--- start of Data rows ---

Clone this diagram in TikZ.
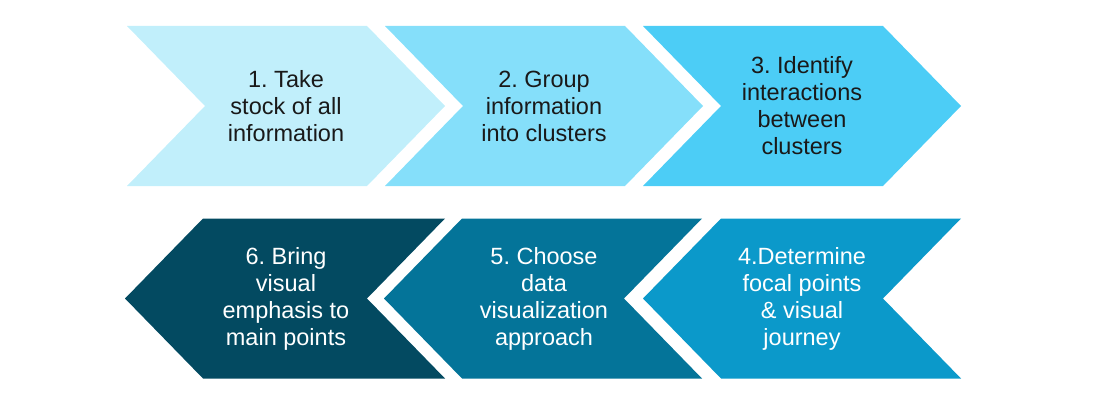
\documentclass[tikz,border=0pt]{standalone}
\usepackage{fontspec}
\setmainfont{Liberation Sans}
\frenchspacing

\definecolor{stepA}{RGB}{193,239,251}
\definecolor{stepB}{RGB}{133,223,250}
\definecolor{stepC}{RGB}{76,205,246}
\definecolor{stepD}{RGB}{11,153,202}
\definecolor{stepE}{RGB}{4,116,153}
\definecolor{stepF}{RGB}{3,74,97}

\begin{document}
\begin{tikzpicture}[
    x=1pt, y=-1pt,
    every node/.style={font=\fontsize{23.5}{27}\selectfont},
    label/.style={align=center, inner sep=0pt},
    fwd/.style={label, text=black!90},
    bwd/.style={label, text=white}
]
\useasboundingbox (0,0) rectangle (1112,420);
% ----- Top row: arrows pointing right -----
\fill[stepA] (127,26) -- (367,26) -- (445,106) -- (367,186) -- (127,186) -- (205,106) -- cycle;
\fill[stepB] (385,26) -- (625,26) -- (703,106) -- (625,186) -- (385,186) -- (463,106) -- cycle;
\fill[stepC] (643,26) -- (883,26) -- (961,106) -- (883,186) -- (643,186) -- (721,106) -- cycle;
\node[fwd] (take) at (286,106) {1. Take\\stock of all\\information};
\node[fwd] (group) at (544,106) {2. Group\\information\\into clusters};
\node[fwd] (ident) at (802,106) {3. Identify\\interactions\\between\\clusters};
% ----- Bottom row: arrows pointing left -----
\fill[stepD] (643,298.5) -- (721,218.5) -- (961,218.5) -- (883,298.5) -- (961,378.5) -- (721,378.5) -- cycle;
\fill[stepE] (384,298.5) -- (462,218.5) -- (702,218.5) -- (624,298.5) -- (702,378.5) -- (462,378.5) -- cycle;
\fill[stepF] (125,298.5) -- (203,218.5) -- (445,218.5) -- (367,298.5) -- (445,378.5) -- (203,378.5) -- cycle;
\node[bwd] (focal) at (802,298.5) {4.Determine\\focal points\\\& visual\\journey};
\node[bwd] (choose) at (544,298.5) {5. Choose\\data\\visualization\\approach};
\node[bwd] (bring) at (286,298.5) {6. Bring\\visual\\emphasis to\\main points};
\end{tikzpicture}
\end{document}
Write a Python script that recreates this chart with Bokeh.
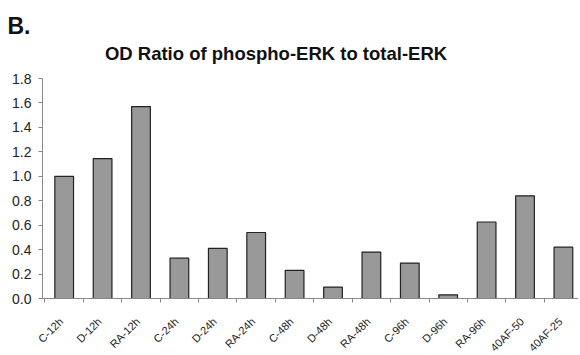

--- end of Data rows ---

> _Problem requirements_: Copy the material above in full and exactly, skipping pictures.

> _Problem solution_:
Clone this diagram in TikZ.
\documentclass[tikz,border=0pt]{standalone}
\usepackage{fontspec}
\setmainfont{Liberation Sans}
\frenchspacing

\definecolor{stepA}{RGB}{193,239,251}
\definecolor{stepB}{RGB}{133,223,250}
\definecolor{stepC}{RGB}{76,205,246}
\definecolor{stepD}{RGB}{11,153,202}
\definecolor{stepE}{RGB}{4,116,153}
\definecolor{stepF}{RGB}{3,74,97}

\begin{document}
\begin{tikzpicture}[
    x=1pt, y=-1pt,
    every node/.style={font=\fontsize{23.5}{27}\selectfont},
    label/.style={align=center, inner sep=0pt},
    fwd/.style={label, text=black!90},
    bwd/.style={label, text=white}
]
\useasboundingbox (0,0) rectangle (1112,420);
% ----- Top row: arrows pointing right -----
\fill[stepA] (127,26) -- (367,26) -- (445,106) -- (367,186) -- (127,186) -- (205,106) -- cycle;
\fill[stepB] (385,26) -- (625,26) -- (703,106) -- (625,186) -- (385,186) -- (463,106) -- cycle;
\fill[stepC] (643,26) -- (883,26) -- (961,106) -- (883,186) -- (643,186) -- (721,106) -- cycle;
\node[fwd] (take) at (286,106) {1. Take\\stock of all\\information};
\node[fwd] (group) at (544,106) {2. Group\\information\\into clusters};
\node[fwd] (ident) at (802,106) {3. Identify\\interactions\\between\\clusters};
% ----- Bottom row: arrows pointing left -----
\fill[stepD] (643,298.5) -- (721,218.5) -- (961,218.5) -- (883,298.5) -- (961,378.5) -- (721,378.5) -- cycle;
\fill[stepE] (384,298.5) -- (462,218.5) -- (702,218.5) -- (624,298.5) -- (702,378.5) -- (462,378.5) -- cycle;
\fill[stepF] (125,298.5) -- (203,218.5) -- (445,218.5) -- (367,298.5) -- (445,378.5) -- (203,378.5) -- cycle;
\node[bwd] (focal) at (802,298.5) {4.Determine\\focal points\\\& visual\\journey};
\node[bwd] (choose) at (544,298.5) {5. Choose\\data\\visualization\\approach};
\node[bwd] (bring) at (286,298.5) {6. Bring\\visual\\emphasis to\\main points};
\end{tikzpicture}
\end{document}
Write a Python script that recreates this chart with Bokeh.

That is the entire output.